Bangladesh revolution sparks new hopes among Rohingya

By AFP
September 27, 2024
Rohingya refugees seen behind a barbed wire. — AFP/file
Rohingya refugees seen behind a barbed wire. — AFP/file 

COX’S BAZAR, Bangladesh: Rohingya refugee Shonjida has endured years of boredom, misery and violence in Bangladesh -- but last month´s overthrow of autocratic ex-premier Sheikh Hasina has given her fresh hope for the future.

Around a million members of the stateless and persecuted Muslim minority live in a sprawling patchwork of Bangladeshi relief camps after fleeing violence in their homeland next door in Myanmar.

Hasina was lauded by the international community in 2017 for opening the borders to around 750,000 Rohingya who fled a Myanmar military crackdown that is now the subject of a UN genocide investigation.

But the years since have seen rampant malnutrition and regular gun battles in the camps, whose inhabitants hope that Hasina´s ouster will bring renewed attention to their plight.

“We and our children live in fear at night because of the shootings,” 42-year-old Shonjida, who goes by one name, told AFP.

Shonjida teaches at one of a few informal learning centres established for school-aged children in her camp, giving her an unsettling insight into the manifold problems facing her community.

The centres are able to cater to only a fraction of the camp´s families, whose status as refugees shuts them out of Bangladeshi schools, universities and the local job market.

Many of her students are undernourished because declining international aid has forced successive ration cuts.

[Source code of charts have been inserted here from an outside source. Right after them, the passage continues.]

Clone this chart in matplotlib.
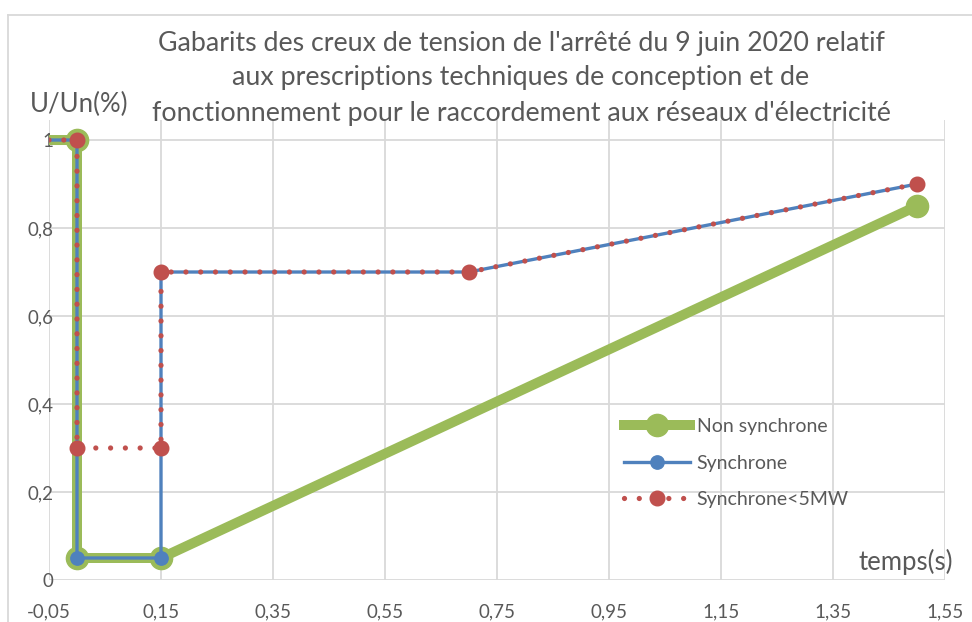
import matplotlib
matplotlib.use("Agg")
import matplotlib.pyplot as plt
from matplotlib.lines import Line2D
from matplotlib.ticker import FuncFormatter

plt.rcParams['font.family'] = ['Lato', 'DejaVu Sans']

# Data (time in s, U/Un)
t_non_sync = [-0.05, 0, 0, 0.15, 1.5]
u_non_sync = [1, 1, 0.05, 0.05, 0.85]

t_sync = [-0.05, 0, 0, 0.15, 0.15, 0.7, 1.5]
u_sync = [1, 1, 0.05, 0.05, 0.7, 0.7, 0.9]

t_sync5 = [-0.05, 0, 0, 0.15, 0.15, 0.7, 1.5]
u_sync5 = [1, 1, 0.3, 0.3, 0.7, 0.7, 0.9]

x_ticks = [-0.05, 0.15, 0.35, 0.55, 0.75, 0.95, 1.15, 1.35, 1.55]
y_ticks = [0, 0.2, 0.4, 0.6, 0.8, 1]

title = ("Gabarits des creux de tension de l'arrêté du 9 juin 2020 relatif\n"
         "aux prescriptions techniques de conception et de\n"
         "fonctionnement pour le raccordement aux réseaux d'électricité")

green = '#9BBB59'
blue = '#4F81BD'
red = '#C0504D'
grid_c = '#D9D9D9'
text_c = '#595959'

W, H = 972, 622
fig = plt.figure(figsize=(W / 100, H / 100), dpi=100)
ax = fig.add_axes([49 / W, 1 - 580 / H, 896 / W, 460 / H])

ax.plot(t_non_sync, u_non_sync, color=green, lw=7.2, marker='o', ms=16,
        markevery=list(range(1, len(t_non_sync))), solid_joinstyle='round',
        label='Non synchrone', zorder=3)
ax.plot(t_sync, u_sync, color=blue, lw=2.4, marker='o', ms=9.6,
        markevery=list(range(1, len(t_sync))), label='Synchrone', zorder=4)
ax.plot(t_sync5, u_sync5, color=red, lw=3.8, linestyle=(0, (0.001, 2.8)),
        dash_capstyle='round', marker='o', ms=10.5,
        markevery=list(range(1, len(t_sync5))), label='Synchrone<5MW', zorder=5)

ax.set_xlim(-0.05, 1.55)
ax.set_ylim(0, 1.0455)
ax.set_xticks(x_ticks)
ax.set_yticks(y_ticks)
ax.xaxis.set_major_formatter(FuncFormatter(lambda v, p: f"{v:.2f}".replace('.', ',')))
ax.yaxis.set_major_formatter(FuncFormatter(
    lambda v, p: '0' if v == 0 else ('1' if abs(v - 1) < 1e-9 else f"{v:.1f}".replace('.', ','))))
ax.grid(True, color=grid_c, lw=1.3)
ax.set_axisbelow(True)
for s in ax.spines.values():
    s.set_visible(False)
ax.tick_params(length=0, labelsize=13.5, labelcolor=text_c)
ax.tick_params(axis='x', pad=17)
ax.tick_params(axis='y', pad=-3)

leg = ax.legend(loc='upper left', bbox_to_anchor=(0.622, 0.39), frameon=False,
                fontsize=14, handlelength=3.4, handletextpad=0.35,
                labelspacing=1.0, labelcolor=text_c)

fig.text(521 / W, 1 - 78 / H, title, ha='center', va='center', fontsize=19.3,
         color=text_c, linespacing=1.5)
fig.text(79 / W, 1 - 104 / H, 'U/Un(%)', ha='center', va='center', fontsize=18.5,
         color=text_c)
fig.text(906 / W, 1 - 562 / H, 'temps(s)', ha='center', va='center', fontsize=18.5,
         color=text_c)

# chart border
fig.add_artist(Line2D([8 / W, 1], [1 - 15 / H, 1 - 15 / H], color=grid_c, lw=1.3))
fig.add_artist(Line2D([8 / W, 8 / W], [0, 1 - 15 / H], color=grid_c, lw=1.3))

fig.savefig('out.png', dpi=100)
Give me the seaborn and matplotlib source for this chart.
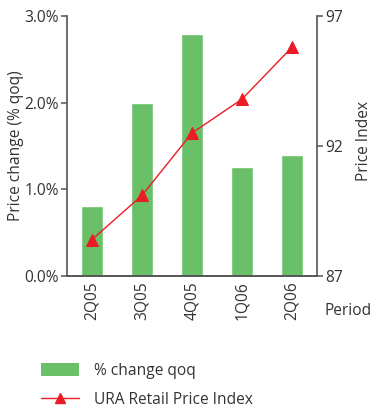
import matplotlib
matplotlib.use("Agg")
import matplotlib.pyplot as plt
from matplotlib.lines import Line2D
from matplotlib.patches import Patch
import seaborn as sns
import pandas as pd

periods = ["2Q05", "3Q05", "4Q05", "1Q06", "2Q06"]
pct_change_qoq = [0.81, 2.0, 2.79, 1.26, 1.40]
retail_price_index = [88.4, 90.1, 92.5, 93.8, 95.8]

left_ticks = [0.0, 1.0, 2.0, 3.0]
left_tick_labels = ["0.0%", "1.0%", "2.0%", "3.0%"]
right_ticks = [87, 92, 97]

green = "#6abf69"
red = "#ec1c24"
ink = "#333333"
axis_grey = "#555555"
fs = 11.2

sns.set_theme(style="white")
plt.rcParams["font.family"] = ["Open Sans", "DejaVu Sans"]
plt.rcParams["text.color"] = ink
plt.rcParams["axes.labelcolor"] = ink
plt.rcParams["xtick.color"] = ink
plt.rcParams["ytick.color"] = ink

df = pd.DataFrame({"Period": periods, "Change": pct_change_qoq, "Index": retail_price_index})

fig = plt.figure(figsize=(3.71, 4.07), dpi=100)
ax = fig.add_axes([0.1806, 0.3219, 0.6738, 0.6388])

sns.barplot(data=df, x="Period", y="Change", color=green, saturation=1,
            width=0.44, ax=ax, zorder=2)
ax.set_xlim(-0.5, 4.5)
ax.set_ylim(0, 3.0)
ax.set_yticks(left_ticks)
ax.set_yticklabels(left_tick_labels, fontsize=fs)
ax.set_ylabel("Price change (% qoq)", fontsize=fs)
ax.yaxis.set_label_coords(-0.172, 0.5)
ax.set_xlabel("")

# category boundary ticks pointing up into the plot
ax.set_xticks([0.5, 1.5, 2.5, 3.5])
ax.set_xticklabels([])
ax.tick_params(axis="x", which="major", direction="in", length=8, width=1.1, color=ink)
ax.set_xticks(range(len(periods)), minor=True)
ax.set_xticklabels(periods, minor=True, rotation=90, fontsize=fs)
ax.tick_params(axis="x", which="minor", length=0, pad=4)
ax.tick_params(axis="y", direction="out", length=4, width=1.1, color=axis_grey, pad=2, labelsize=fs)

ax2 = ax.twinx()
sns.lineplot(data=df, x="Period", y="Index", color=red, marker="^", markersize=8,
             markeredgecolor=red, linewidth=1.0, ax=ax2, sort=False)
ax2.set_ylim(87, 97)
ax2.set_yticks(right_ticks)
ax2.set_yticklabels([str(t) for t in right_ticks], fontsize=fs)
ax2.set_ylabel("Price Index", fontsize=fs)
ax2.yaxis.set_label_coords(1.158, 0.52)
ax2.set_xlabel("")
ax2.tick_params(axis="y", direction="out", length=4, width=1.1, color=axis_grey, pad=2, labelsize=fs)
ax2.set_xlim(-0.5, 4.5)

for a in (ax, ax2):
    a.spines["top"].set_visible(False)
    for side in ("left", "right", "bottom"):
        a.spines[side].set_color(axis_grey)
        a.spines[side].set_linewidth(1.2)
ax.spines["right"].set_visible(False)
ax2.spines["left"].set_visible(False)

fig.text(325 / 371, 1 - 311 / 407, "Period", fontsize=fs, ha="left", va="center", color=ink)

handles = [
    Patch(facecolor=green, edgecolor="none", label="% change qoq"),
    Line2D([0], [0], color=red, marker="^", markersize=7, linewidth=1.0, label="URA Retail Price Index"),
]
fig.legend(handles=handles, loc="upper left", bbox_to_anchor=(35 / 371, 1 - 357 / 407),
           frameon=False, fontsize=fs, handlelength=2.4, handleheight=0.9,
           labelspacing=0.8, handletextpad=1.0, borderaxespad=0)

fig.savefig("out.png", dpi=100)
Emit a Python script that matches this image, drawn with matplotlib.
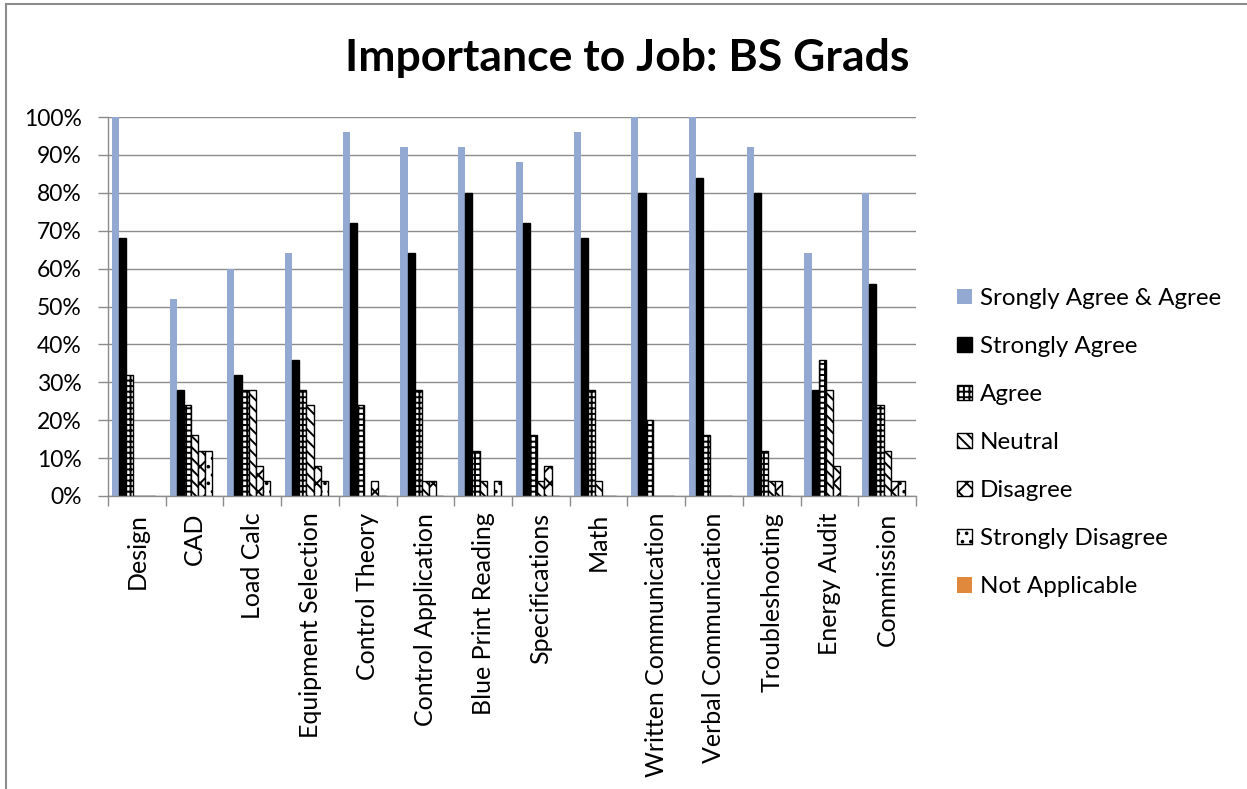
import matplotlib
matplotlib.use("Agg")
import matplotlib.pyplot as plt
import numpy as np
from matplotlib.ticker import PercentFormatter, FixedLocator, NullFormatter
from matplotlib.lines import Line2D

plt.rcParams['font.family'] = ['Lato', 'DejaVu Sans']
plt.rcParams['hatch.linewidth'] = 1.4

categories = ["Design", "CAD", "Load Calc", "Equipment Selection", "Control Theory",
              "Control Application", "Blue Print Reading", "Specifications", "Math",
              "Written Communication", "Verbal Communication", "Troubleshooting",
              "Energy Audit", "Commission"]

sa_and_a = [100, 52, 60, 64, 96, 92, 92, 88, 96, 100, 100, 92, 64, 80]
strongly_agree = [68, 28, 32, 36, 72, 64, 80, 72, 68, 80, 84, 80, 28, 56]
agree = [32, 24, 28, 28, 24, 28, 12, 16, 28, 20, 16, 12, 36, 24]
neutral = [0, 16, 28, 24, 0, 4, 4, 4, 4, 0, 0, 4, 28, 12]
disagree = [0, 12, 8, 8, 4, 4, 0, 8, 0, 0, 0, 4, 8, 4]
strongly_disagree = [0, 12, 4, 4, 0, 0, 4, 0, 0, 0, 0, 0, 0, 4]
not_applicable = [0] * 14

series = [
    ("Srongly Agree & Agree", sa_and_a, dict(color="#93A9D1", edgecolor="none")),
    ("Strongly Agree", strongly_agree, dict(color="black", edgecolor="black")),
    ("Agree", agree, dict(facecolor="white", edgecolor="black", hatch="+++")),
    ("Neutral", neutral, dict(facecolor="white", edgecolor="black", hatch="\\\\\\")),
    ("Disagree", disagree, dict(facecolor="white", edgecolor="black", hatch="xx")),
    ("Strongly Disagree", strongly_disagree, dict(facecolor="white", edgecolor="black", hatch="..")),
    ("Not Applicable", not_applicable, dict(color="#E0883C", edgecolor="none")),
]

W, H = 1247, 789
fig = plt.figure(figsize=(W / 100, H / 100), dpi=100)

# chart frame
fig.add_artist(Line2D([6 / W, 1.0], [1 - 4 / H, 1 - 4 / H], color="#8C8C8C", lw=1.5,
                      transform=fig.transFigure))
fig.add_artist(Line2D([6 / W, 6 / W], [0, 1 - 4 / H], color="#8C8C8C", lw=1.5,
                      transform=fig.transFigure))

left, right, top, bottom = 108, 916, 117, 496
ax = fig.add_axes([left / W, 1 - bottom / H, (right - left) / W, (bottom - top) / H])

x = np.arange(len(categories))
n = len(series)
w = 0.124
for i, (label, vals, style) in enumerate(series):
    off = (i - (n - 1) / 2) * w
    lw = 1.0 if style.get("edgecolor") == "black" else 0
    ax.bar(x + off, np.array(vals) / 100, width=w, label=label, linewidth=lw, **style)

ax.set_ylim(0, 1)
ax.set_xlim(-0.5, len(categories) - 0.5)
ax.yaxis.set_major_locator(FixedLocator(np.linspace(0, 1, 11)))
ax.yaxis.set_major_formatter(PercentFormatter(1.0, decimals=0))
ax.grid(axis="y", color="#8C8C8C", lw=1.0)
ax.set_axisbelow(True)

ax.set_xticks(x)
ax.set_xticklabels(categories, rotation=90, fontsize=18)
ax.tick_params(axis="x", which="major", length=0, pad=12)
ax.xaxis.set_minor_locator(FixedLocator(np.arange(-0.5, len(categories) + 0.5, 1)))
ax.xaxis.set_minor_formatter(NullFormatter())
ax.tick_params(axis="x", which="minor", length=7, color="#8C8C8C", width=1)
ax.tick_params(axis="y", labelsize=16.5, length=7, color="#8C8C8C", width=1, pad=12)

for side in ("top", "right"):
    ax.spines[side].set_visible(False)
for side in ("left", "bottom"):
    ax.spines[side].set_color("#8C8C8C")
    ax.spines[side].set_linewidth(1.0)

fig.text(627 / W, 1 - 58 / H, "Importance to Job: BS Grads", ha="center", va="center",
         fontsize=32, fontweight="bold")

leg = fig.legend(loc="upper left", bbox_to_anchor=(957 / W, 1 - 288 / H), frameon=False,
                 fontsize=17.4, handlelength=0.6, handleheight=0.6, handletextpad=0.35,
                 labelspacing=1.12, borderaxespad=0, borderpad=0)

fig.savefig("out.png", dpi=100)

And they are terrified by the sound of rival militant groups battling for control of the camps, with more than 60 refugees killed in clashes so far this year, according to local media reports.

“We want peace and no more gunfire. We want our children to not be scared anymore,” Shonjida said.

“Now that the new government is in power, we hope it will give us peace, support, food and safety.”

Hasina was toppled last month in a student-led uprising that forced her to flee into exile in neighbouring India, moments before thousands of people stormed her palace in the capital Dhaka.

The revolution brought down the curtain on a 15-year rule marred by extrajudicial killings of her opponents, press restrictions and crackdowns on civil society.